INSTRUCTIONS FOR THE TASK
Reproduce the listing exactly and skip over any pictures.

— BEGIN —

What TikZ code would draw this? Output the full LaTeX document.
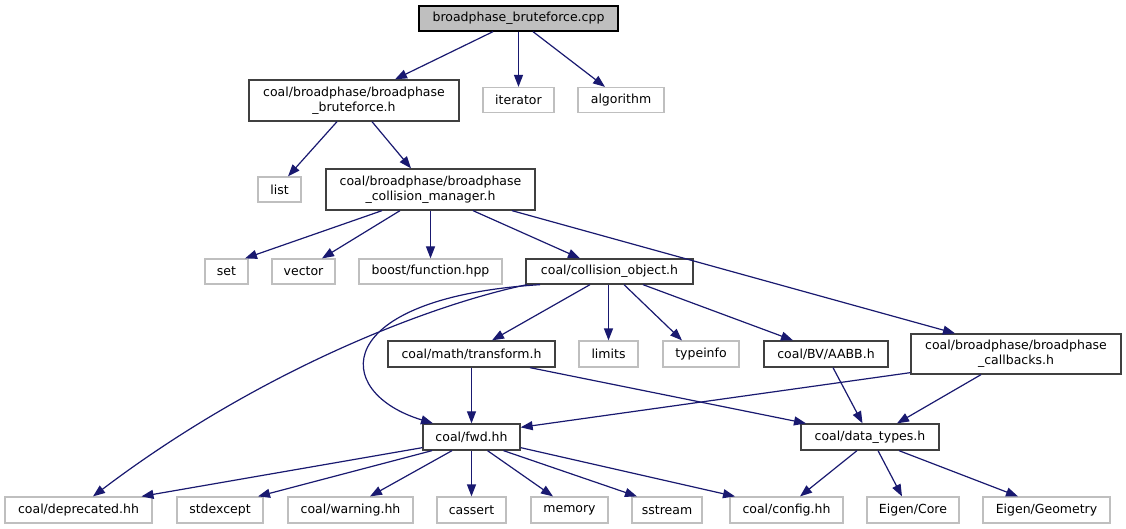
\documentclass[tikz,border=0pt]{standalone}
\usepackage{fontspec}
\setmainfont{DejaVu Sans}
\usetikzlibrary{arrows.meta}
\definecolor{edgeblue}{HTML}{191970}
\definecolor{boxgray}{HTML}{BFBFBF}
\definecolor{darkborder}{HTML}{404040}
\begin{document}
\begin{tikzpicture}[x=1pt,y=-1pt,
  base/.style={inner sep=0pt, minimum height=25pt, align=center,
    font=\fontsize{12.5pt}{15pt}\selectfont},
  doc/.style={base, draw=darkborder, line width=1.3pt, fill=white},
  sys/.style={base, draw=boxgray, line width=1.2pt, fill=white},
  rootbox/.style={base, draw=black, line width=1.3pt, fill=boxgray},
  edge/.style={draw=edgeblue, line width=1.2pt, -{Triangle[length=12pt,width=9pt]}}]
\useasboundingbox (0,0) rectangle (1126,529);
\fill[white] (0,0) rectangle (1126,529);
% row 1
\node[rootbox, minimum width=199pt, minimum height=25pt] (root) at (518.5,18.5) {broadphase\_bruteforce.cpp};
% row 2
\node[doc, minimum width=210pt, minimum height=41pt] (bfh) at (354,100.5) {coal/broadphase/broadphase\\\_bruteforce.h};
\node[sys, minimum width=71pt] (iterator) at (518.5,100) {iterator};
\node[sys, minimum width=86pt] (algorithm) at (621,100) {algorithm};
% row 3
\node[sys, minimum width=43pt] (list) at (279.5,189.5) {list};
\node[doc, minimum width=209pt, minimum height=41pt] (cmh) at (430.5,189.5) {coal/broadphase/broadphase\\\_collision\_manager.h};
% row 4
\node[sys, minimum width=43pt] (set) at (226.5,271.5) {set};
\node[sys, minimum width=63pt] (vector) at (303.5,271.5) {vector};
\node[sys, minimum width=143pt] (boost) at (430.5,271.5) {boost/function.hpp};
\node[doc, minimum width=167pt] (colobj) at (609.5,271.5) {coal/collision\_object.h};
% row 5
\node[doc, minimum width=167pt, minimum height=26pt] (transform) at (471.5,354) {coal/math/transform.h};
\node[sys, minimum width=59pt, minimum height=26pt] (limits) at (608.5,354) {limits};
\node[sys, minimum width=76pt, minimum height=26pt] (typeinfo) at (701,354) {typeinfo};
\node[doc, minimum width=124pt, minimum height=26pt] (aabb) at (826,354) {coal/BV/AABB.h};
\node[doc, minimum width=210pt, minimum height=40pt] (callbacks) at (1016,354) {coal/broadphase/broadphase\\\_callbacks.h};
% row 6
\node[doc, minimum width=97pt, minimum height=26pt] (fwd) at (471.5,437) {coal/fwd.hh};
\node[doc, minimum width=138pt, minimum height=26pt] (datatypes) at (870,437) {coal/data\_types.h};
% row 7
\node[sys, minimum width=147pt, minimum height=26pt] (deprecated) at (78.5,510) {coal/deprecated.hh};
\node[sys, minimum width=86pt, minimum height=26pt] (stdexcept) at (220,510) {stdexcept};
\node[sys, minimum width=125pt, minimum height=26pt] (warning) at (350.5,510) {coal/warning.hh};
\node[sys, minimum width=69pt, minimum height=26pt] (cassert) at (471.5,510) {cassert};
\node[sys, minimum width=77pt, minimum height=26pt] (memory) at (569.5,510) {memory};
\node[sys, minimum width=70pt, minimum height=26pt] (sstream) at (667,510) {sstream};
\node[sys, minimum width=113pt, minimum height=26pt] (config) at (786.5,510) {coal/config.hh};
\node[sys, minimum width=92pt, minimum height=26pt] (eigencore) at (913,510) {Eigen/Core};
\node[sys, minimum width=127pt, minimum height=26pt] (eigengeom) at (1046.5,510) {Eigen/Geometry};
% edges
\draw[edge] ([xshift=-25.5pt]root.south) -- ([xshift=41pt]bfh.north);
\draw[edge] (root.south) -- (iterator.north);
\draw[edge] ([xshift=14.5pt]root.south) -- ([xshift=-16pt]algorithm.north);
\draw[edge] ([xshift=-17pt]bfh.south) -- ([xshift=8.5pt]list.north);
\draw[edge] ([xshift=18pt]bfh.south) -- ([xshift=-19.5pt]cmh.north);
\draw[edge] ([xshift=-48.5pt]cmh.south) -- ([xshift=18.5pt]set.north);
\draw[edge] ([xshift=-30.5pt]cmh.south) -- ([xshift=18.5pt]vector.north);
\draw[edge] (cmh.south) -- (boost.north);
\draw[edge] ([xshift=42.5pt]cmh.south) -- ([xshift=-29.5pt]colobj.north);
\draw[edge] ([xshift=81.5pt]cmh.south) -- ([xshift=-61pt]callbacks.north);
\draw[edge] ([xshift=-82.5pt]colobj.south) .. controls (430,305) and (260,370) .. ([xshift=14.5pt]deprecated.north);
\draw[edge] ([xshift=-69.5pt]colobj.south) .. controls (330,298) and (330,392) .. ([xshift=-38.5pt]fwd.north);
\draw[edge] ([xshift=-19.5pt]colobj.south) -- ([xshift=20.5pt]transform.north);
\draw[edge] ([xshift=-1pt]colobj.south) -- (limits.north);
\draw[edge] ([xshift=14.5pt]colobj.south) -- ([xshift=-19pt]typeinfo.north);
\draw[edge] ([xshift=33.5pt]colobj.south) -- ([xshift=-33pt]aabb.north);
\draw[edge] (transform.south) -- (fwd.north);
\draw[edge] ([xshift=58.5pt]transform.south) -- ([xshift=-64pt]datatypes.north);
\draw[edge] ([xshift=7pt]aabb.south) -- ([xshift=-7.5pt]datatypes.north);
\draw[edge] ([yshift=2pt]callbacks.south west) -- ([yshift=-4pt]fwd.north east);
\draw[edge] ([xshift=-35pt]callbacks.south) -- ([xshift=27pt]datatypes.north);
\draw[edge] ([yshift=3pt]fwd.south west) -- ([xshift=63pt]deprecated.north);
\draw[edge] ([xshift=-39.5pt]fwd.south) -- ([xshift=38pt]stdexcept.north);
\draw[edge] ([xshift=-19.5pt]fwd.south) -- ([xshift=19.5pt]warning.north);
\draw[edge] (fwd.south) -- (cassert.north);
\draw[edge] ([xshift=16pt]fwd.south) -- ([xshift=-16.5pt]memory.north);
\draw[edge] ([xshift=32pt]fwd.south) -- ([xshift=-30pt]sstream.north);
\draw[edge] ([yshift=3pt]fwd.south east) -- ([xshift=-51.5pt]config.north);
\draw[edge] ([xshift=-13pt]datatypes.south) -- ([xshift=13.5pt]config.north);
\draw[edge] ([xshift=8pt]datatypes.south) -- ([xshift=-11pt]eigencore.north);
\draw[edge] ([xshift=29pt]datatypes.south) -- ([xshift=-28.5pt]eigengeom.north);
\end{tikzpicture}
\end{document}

— END —

THE REPLY
What TikZ code would draw this? Output the full LaTeX document.
\documentclass[tikz,border=0pt]{standalone}
\usepackage{fontspec}
\setmainfont{DejaVu Sans}
\usetikzlibrary{arrows.meta}
\definecolor{edgeblue}{HTML}{191970}
\definecolor{boxgray}{HTML}{BFBFBF}
\definecolor{darkborder}{HTML}{404040}
\begin{document}
\begin{tikzpicture}[x=1pt,y=-1pt,
  base/.style={inner sep=0pt, minimum height=25pt, align=center,
    font=\fontsize{12.5pt}{15pt}\selectfont},
  doc/.style={base, draw=darkborder, line width=1.3pt, fill=white},
  sys/.style={base, draw=boxgray, line width=1.2pt, fill=white},
  rootbox/.style={base, draw=black, line width=1.3pt, fill=boxgray},
  edge/.style={draw=edgeblue, line width=1.2pt, -{Triangle[length=12pt,width=9pt]}}]
\useasboundingbox (0,0) rectangle (1126,529);
\fill[white] (0,0) rectangle (1126,529);
% row 1
\node[rootbox, minimum width=199pt, minimum height=25pt] (root) at (518.5,18.5) {broadphase\_bruteforce.cpp};
% row 2
\node[doc, minimum width=210pt, minimum height=41pt] (bfh) at (354,100.5) {coal/broadphase/broadphase\\\_bruteforce.h};
\node[sys, minimum width=71pt] (iterator) at (518.5,100) {iterator};
\node[sys, minimum width=86pt] (algorithm) at (621,100) {algorithm};
% row 3
\node[sys, minimum width=43pt] (list) at (279.5,189.5) {list};
\node[doc, minimum width=209pt, minimum height=41pt] (cmh) at (430.5,189.5) {coal/broadphase/broadphase\\\_collision\_manager.h};
% row 4
\node[sys, minimum width=43pt] (set) at (226.5,271.5) {set};
\node[sys, minimum width=63pt] (vector) at (303.5,271.5) {vector};
\node[sys, minimum width=143pt] (boost) at (430.5,271.5) {boost/function.hpp};
\node[doc, minimum width=167pt] (colobj) at (609.5,271.5) {coal/collision\_object.h};
% row 5
\node[doc, minimum width=167pt, minimum height=26pt] (transform) at (471.5,354) {coal/math/transform.h};
\node[sys, minimum width=59pt, minimum height=26pt] (limits) at (608.5,354) {limits};
\node[sys, minimum width=76pt, minimum height=26pt] (typeinfo) at (701,354) {typeinfo};
\node[doc, minimum width=124pt, minimum height=26pt] (aabb) at (826,354) {coal/BV/AABB.h};
\node[doc, minimum width=210pt, minimum height=40pt] (callbacks) at (1016,354) {coal/broadphase/broadphase\\\_callbacks.h};
% row 6
\node[doc, minimum width=97pt, minimum height=26pt] (fwd) at (471.5,437) {coal/fwd.hh};
\node[doc, minimum width=138pt, minimum height=26pt] (datatypes) at (870,437) {coal/data\_types.h};
% row 7
\node[sys, minimum width=147pt, minimum height=26pt] (deprecated) at (78.5,510) {coal/deprecated.hh};
\node[sys, minimum width=86pt, minimum height=26pt] (stdexcept) at (220,510) {stdexcept};
\node[sys, minimum width=125pt, minimum height=26pt] (warning) at (350.5,510) {coal/warning.hh};
\node[sys, minimum width=69pt, minimum height=26pt] (cassert) at (471.5,510) {cassert};
\node[sys, minimum width=77pt, minimum height=26pt] (memory) at (569.5,510) {memory};
\node[sys, minimum width=70pt, minimum height=26pt] (sstream) at (667,510) {sstream};
\node[sys, minimum width=113pt, minimum height=26pt] (config) at (786.5,510) {coal/config.hh};
\node[sys, minimum width=92pt, minimum height=26pt] (eigencore) at (913,510) {Eigen/Core};
\node[sys, minimum width=127pt, minimum height=26pt] (eigengeom) at (1046.5,510) {Eigen/Geometry};
% edges
\draw[edge] ([xshift=-25.5pt]root.south) -- ([xshift=41pt]bfh.north);
\draw[edge] (root.south) -- (iterator.north);
\draw[edge] ([xshift=14.5pt]root.south) -- ([xshift=-16pt]algorithm.north);
\draw[edge] ([xshift=-17pt]bfh.south) -- ([xshift=8.5pt]list.north);
\draw[edge] ([xshift=18pt]bfh.south) -- ([xshift=-19.5pt]cmh.north);
\draw[edge] ([xshift=-48.5pt]cmh.south) -- ([xshift=18.5pt]set.north);
\draw[edge] ([xshift=-30.5pt]cmh.south) -- ([xshift=18.5pt]vector.north);
\draw[edge] (cmh.south) -- (boost.north);
\draw[edge] ([xshift=42.5pt]cmh.south) -- ([xshift=-29.5pt]colobj.north);
\draw[edge] ([xshift=81.5pt]cmh.south) -- ([xshift=-61pt]callbacks.north);
\draw[edge] ([xshift=-82.5pt]colobj.south) .. controls (430,305) and (260,370) .. ([xshift=14.5pt]deprecated.north);
\draw[edge] ([xshift=-69.5pt]colobj.south) .. controls (330,298) and (330,392) .. ([xshift=-38.5pt]fwd.north);
\draw[edge] ([xshift=-19.5pt]colobj.south) -- ([xshift=20.5pt]transform.north);
\draw[edge] ([xshift=-1pt]colobj.south) -- (limits.north);
\draw[edge] ([xshift=14.5pt]colobj.south) -- ([xshift=-19pt]typeinfo.north);
\draw[edge] ([xshift=33.5pt]colobj.south) -- ([xshift=-33pt]aabb.north);
\draw[edge] (transform.south) -- (fwd.north);
\draw[edge] ([xshift=58.5pt]transform.south) -- ([xshift=-64pt]datatypes.north);
\draw[edge] ([xshift=7pt]aabb.south) -- ([xshift=-7.5pt]datatypes.north);
\draw[edge] ([yshift=2pt]callbacks.south west) -- ([yshift=-4pt]fwd.north east);
\draw[edge] ([xshift=-35pt]callbacks.south) -- ([xshift=27pt]datatypes.north);
\draw[edge] ([yshift=3pt]fwd.south west) -- ([xshift=63pt]deprecated.north);
\draw[edge] ([xshift=-39.5pt]fwd.south) -- ([xshift=38pt]stdexcept.north);
\draw[edge] ([xshift=-19.5pt]fwd.south) -- ([xshift=19.5pt]warning.north);
\draw[edge] (fwd.south) -- (cassert.north);
\draw[edge] ([xshift=16pt]fwd.south) -- ([xshift=-16.5pt]memory.north);
\draw[edge] ([xshift=32pt]fwd.south) -- ([xshift=-30pt]sstream.north);
\draw[edge] ([yshift=3pt]fwd.south east) -- ([xshift=-51.5pt]config.north);
\draw[edge] ([xshift=-13pt]datatypes.south) -- ([xshift=13.5pt]config.north);
\draw[edge] ([xshift=8pt]datatypes.south) -- ([xshift=-11pt]eigencore.north);
\draw[edge] ([xshift=29pt]datatypes.south) -- ([xshift=-28.5pt]eigengeom.north);
\end{tikzpicture}
\end{document}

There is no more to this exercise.